The problem
Each line from the top of the listing through the one holding "from matplotlib.transforms import" should be restated word for word, with nothing added and no pictures.

Collected material
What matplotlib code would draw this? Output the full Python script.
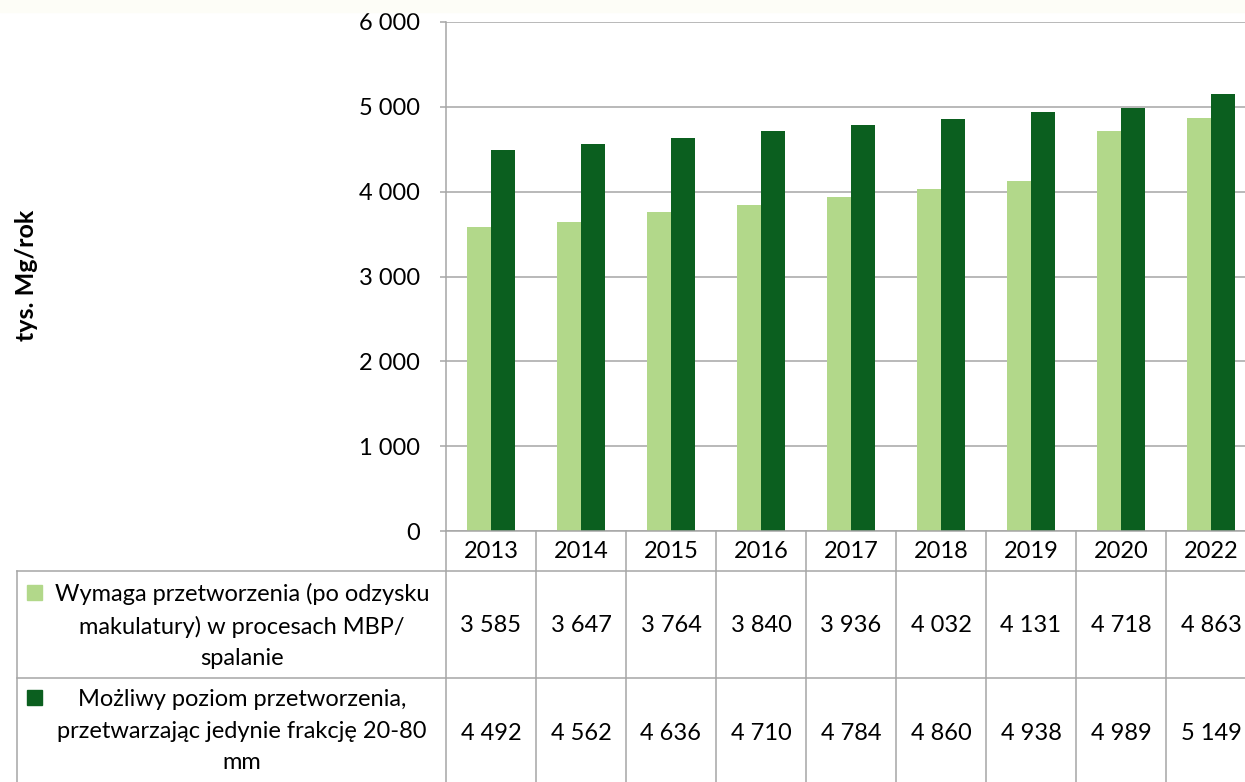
import matplotlib.pyplot as plt
from matplotlib.lines import Line2D
from matplotlib.patches import Rectangle
from matplotlib.transforms import blended_transform_factory

years = ["2013", "2014", "2015", "2016", "2017", "2018", "2019", "2020", "2022"]
wymaga = [3585, 3647, 3764, 3840, 3936, 4032, 4131, 4718, 4863]
mozliwy = [4492, 4562, 4636, 4710, 4784, 4860, 4938, 4989, 5149]
series_labels = ["Wymaga przetworzenia (po odzysku\nmakulatury) w procesach MBP/\nspalanie",
                 "Możliwy poziom przetworzenia,\nprzetwarzając jedynie frakcję 20-80\nmm"]
y_ticks = [0, 1000, 2000, 3000, 4000, 5000, 6000]

light = "#b2d88a"
dark = "#0b5f1f"
grid_c = "#a6a6a6"

W, H = 1245, 782
plt.rcParams['font.family'] = ['Lato', 'DejaVu Sans']

def fy(py):
    return 1 - py / H

def fx(px):
    return px / W

fig = plt.figure(figsize=(W / 100, H / 100), dpi=100)
fig.patches.append(Rectangle((0, fy(12)), 1, 12 / H, transform=fig.transFigure,
                             color="#fdfdf7", zorder=0))

ax = fig.add_axes([fx(446), fy(531), fx(1256) - fx(446), fy(22) - fy(531)])
x = list(range(len(years)))
bw = 0.27
ax.bar([i - bw / 2 for i in x], wymaga, width=bw, color=light, zorder=3)
ax.bar([i + bw / 2 for i in x], mozliwy, width=bw, color=dark, zorder=3)

ax.set_xlim(-0.5, len(years) - 0.5)
ax.set_ylim(0, 6000)
ax.set_yticks(y_ticks)
ax.set_yticklabels([f"{v:,}".replace(",", " ") for v in y_ticks], fontsize=17)
ax.set_xticks([])
ax.yaxis.grid(True, color=grid_c, lw=1.1, zorder=0)
ax.tick_params(axis="y", length=4.5, width=1.1, color=grid_c, pad=14)
for s in ["top", "right", "bottom"]:
    ax.spines[s].set_visible(False)
ax.spines["left"].set_color(grid_c)
ax.spines["left"].set_linewidth(1.1)

fig.text(fx(27), fy(275), "tys. Mg/rok", rotation=90, fontsize=18, fontweight="bold",
         ha="center", va="center")

# data table under the plot
bt = blended_transform_factory(ax.transData, fig.transFigure)
xr = len(years) - 0.5

def hline(py, x0_fig):
    fig.add_artist(Line2D([x0_fig, 1], [fy(py), fy(py)], transform=fig.transFigure,
                          color=grid_c, lw=1.1))

fig.add_artist(Line2D([-0.5, xr], [fy(531), fy(531)], transform=bt, color=grid_c, lw=1.1))
hline(571, fx(17))
hline(678, fx(17))
fig.add_artist(Line2D([fx(17), fx(17)], [fy(571), 0], transform=fig.transFigure,
                      color=grid_c, lw=1.1))
for i in range(len(years)):
    xb = i - 0.5
    fig.add_artist(Line2D([xb, xb], [fy(531), 0], transform=bt, color=grid_c, lw=1.1))

for i, yr in enumerate(years):
    fig.text(i, fy(551), yr, transform=bt, ha="center", va="center", fontsize=17)
    fig.text(i, fy(626), f"{wymaga[i]:,}".replace(",", " "), transform=bt,
             ha="center", va="center", fontsize=17)
    fig.text(i, fy(733), f"{mozliwy[i]:,}".replace(",", " "), transform=bt,
             ha="center", va="center", fontsize=17)

for label, col, ytop in [(series_labels[0], light, 593), (series_labels[1], dark, 698)]:
    fig.patches.append(Rectangle((fx(27), fy(ytop + 7)), 15 / W, 15 / H,
                                 transform=fig.transFigure, color=col))
    fig.text(fx(242), fy(ytop + 33), label, ha="center", va="center", fontsize=17,
             linespacing=1.6)

fig.savefig("out.png", dpi=100, facecolor="white")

Response to the task
What matplotlib code would draw this? Output the full Python script.
import matplotlib.pyplot as plt
from matplotlib.lines import Line2D
from matplotlib.patches import Rectangle
from matplotlib.transforms import blended_transform_factory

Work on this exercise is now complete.